You will see that the response variable is
a count. We have already used multiple regression to model a numerical response that
is continuous, but there are problems with using this approach for count data: a count
can only take on positive values, and a count is unlikely to be normally distributed.
So here, we will fit a GLM with a log link function, thus ensuring that the fitted values
are positive, and with a Poisson error distribution - i.e., Poisson regression:
data("polyps", package = "HSAUR3")
polyps.glm.1 <- glm(number ~ treat + age, data = polyps, family = poisson())
By default, the link function for the Poisson family is the
log function.
Look at the results of the fitting (summary). Does there seem to be
a larger variance in observed counts than expected from the Poisson assumption?

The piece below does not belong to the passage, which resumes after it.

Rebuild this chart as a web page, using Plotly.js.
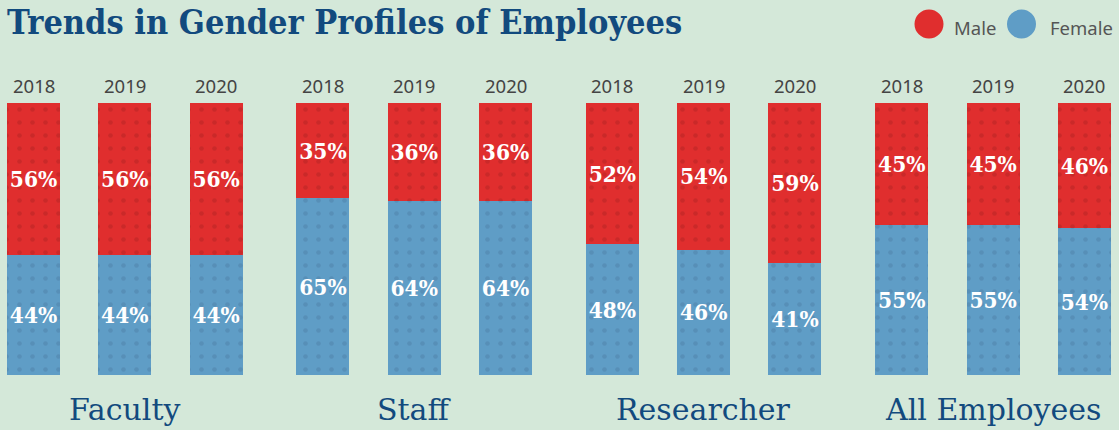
<!DOCTYPE html>
<html><head><meta charset="utf-8">
<script src="https://cdn.plot.ly/plotly-3.0.1.min.js"></script>
<style>html,body{margin:0;padding:0;background:#d4e8d9;}</style>
</head><body>
<div id="chart" style="width:1119px;height:430px;"></div>
<script>
const groups = ["Faculty", "Staff", "Researcher", "All Employees"];
const years = ["2018", "2019", "2020"];
const male = [56, 56, 56, 35, 36, 36, 52, 54, 59, 45, 45, 46];
const female = [44, 44, 44, 65, 64, 64, 48, 46, 41, 55, 55, 54];

const GROUP_STEP = 3.17;
const xs = [], yearLabels = [];
groups.forEach((g, gi) => years.forEach((y, yi) => { xs.push(gi * GROUP_STEP + yi); yearLabels.push(y); }));
const groupCenters = groups.map((g, gi) => gi * GROUP_STEP + 1);

const RED = "#e02e2e", BLUE = "#5f9dc6";
const pctFont = {family: "DejaVu Serif Condensed", size: 22.5, color: "#ffffff", weight: "bold"};

const femaleTrace = {
  type: "bar", x: xs, y: female, name: "Female", showlegend: false,
  marker: {color: BLUE, line: {width: 0}, pattern: {shape: ".", fgcolor: "#578fb7", size: 13, solidity: 0.1, fillmode: "replace", bgcolor: BLUE}},
  text: female.map(v => v + "%"), textposition: "inside", insidetextanchor: "middle", textangle: 0,
  constraintext: "none", textfont: pctFont, width: 0.58, hoverinfo: "skip"
};
const maleTrace = {
  type: "bar", x: xs, y: male, name: "Male", showlegend: false,
  marker: {color: RED, line: {width: 0}, pattern: {shape: ".", fgcolor: "#ca2929", size: 13, solidity: 0.1, fillmode: "replace", bgcolor: RED}},
  text: male.map(v => v + "%"), textposition: "inside", insidetextanchor: "middle", textangle: 0,
  constraintext: "none", textfont: pctFont, width: 0.58, hoverinfo: "skip"
};

const annotations = [];
xs.forEach((x, i) => annotations.push({
  x: x, y: 1, xref: "x", yref: "paper", yanchor: "bottom", yshift: 3, showarrow: false,
  text: yearLabels[i], font: {family: "Noto Sans", size: 18.5, color: "#444444"}
}));
groupCenters.forEach((x, i) => annotations.push({
  x: x, y: 0, xref: "x", yref: "paper", yanchor: "top", yshift: -15, showarrow: false,
  text: groups[i], font: {family: "DejaVu Serif", size: 30, color: "#124a7e"}
}));
annotations.push({
  x: 0, y: 1, xref: "paper", yref: "paper", xanchor: "left", yanchor: "middle",
  xshift: 5, yshift: 81, showarrow: false,
  text: "Trends in Gender Profiles of Employees",
  font: {family: "DejaVu Serif Condensed", size: 34, color: "#124a7e", weight: "bold"}
});
// legend
const legendItems = [{name: "Male", color: RED, px: 929, gap: 23}, {name: "Female", color: BLUE, px: 1021.5, gap: 26}];
const shapes = [];
legendItems.forEach(it => {
  const xf = it.px / 1119;
  shapes.push({type: "circle", xref: "paper", yref: "paper", xsizemode: "pixel", ysizemode: "pixel",
    xanchor: xf, yanchor: 1, x0: -14.5, x1: 14.5, y0: 64.5, y1: 93.5, fillcolor: it.color, line: {width: 0}});
  annotations.push({x: xf, y: 1, xref: "paper", yref: "paper", xanchor: "left", yanchor: "middle",
    xshift: it.gap, yshift: 76, showarrow: false, text: it.name,
    font: {family: "Noto Sans", size: 18.5, color: "#555555"}});
});

const layout = {
  width: 1119, height: 430, barmode: "stack",
  paper_bgcolor: "#d4e8d9", plot_bgcolor: "#d4e8d9",
  margin: {l: 0, r: 0, t: 103, b: 55},
  xaxis: {range: [-0.367, 11.889], showgrid: false, zeroline: false, showticklabels: false, fixedrange: true},
  yaxis: {range: [0, 100], showgrid: false, zeroline: false, showticklabels: false, fixedrange: true},
  showlegend: false, annotations: annotations, shapes: shapes
};
Plotly.newPlot("chart", [femaleTrace, maleTrace], layout, {displayModeBar: false, staticPlot: true});
</script>
</body></html>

How can you tell?
Now use the quasi-likelihood approach to deal with this over-dispersion, by specifying
the quasipoisson family:
polyps.glm.2 <- glm(number ~ treat + age, data = polyps, family = quasipoisson())
then look at the results of the fitting. How do these results compare with those of the first fitting?
Can you explain why they are different?
Briefly summarize your results and conclusions: does the drug treatment appear to be effective in reducing
the number of polyps? Does the age of the patient have a large effect?